The comet passed within 12 million miles of Earth and tiny pieces of the celestial object could have showered over the Earth's atmosphere. Fireballs, as the bright meteors are called, occurs when comet dust burns up in Earth's atmosphere.
Helga Cabral in Seascape, California reported after 9 pm last night, "I saw a bright white ball and tail, arcing towards the ocean. It was quite beautiful and it looked like it was headed out to sea and so picture perfect it could have been a movie!" Three thousand miles away just north of Boston, Teresa Witham witnessed a similar cosmic event.

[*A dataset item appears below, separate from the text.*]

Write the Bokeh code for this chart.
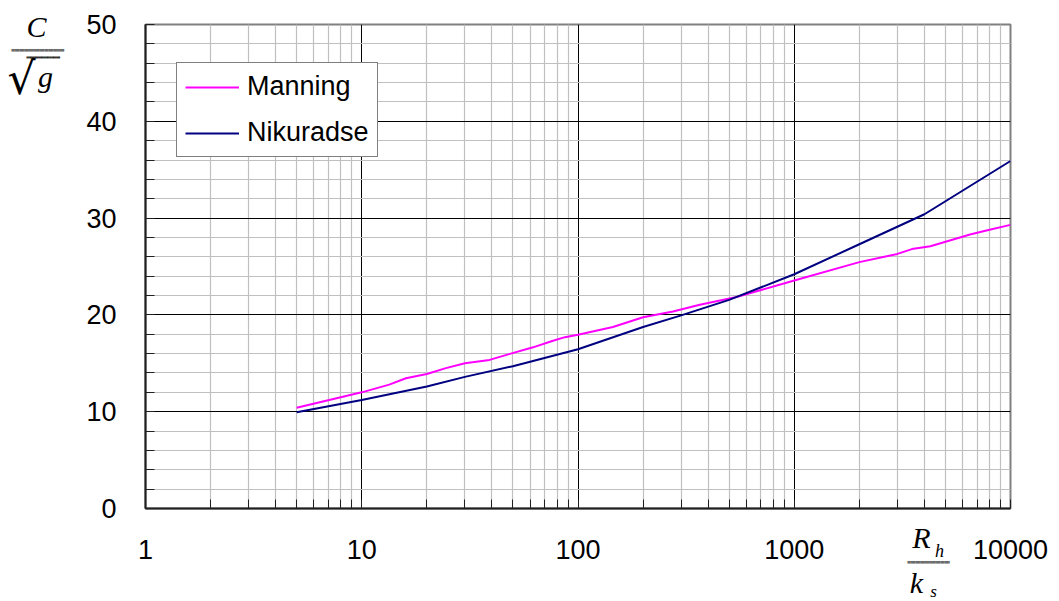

"I was in the Revere area about 7:15 last night, driving north on Route 1, when a brilliant object with a tail passed in front of me - very similar in appearance to a shooting star but it appeared much lower to the Earth than a typical shooting star would be. If it weren't for the fact that I had my daughter with me, I'd begin to believe I'd imagined it."
"Many people don't realize that the famous periodic meteor shower in August, the Perseids, is the remains of Comet Swift-Tuttle and the Orionids, appearing in late October, are leftovers from Comet Halley," said Tim Spahr, Director of the Minor Planet Center at the Harvard-Smithsonian Center for Astrophysics in Cambridge, MA.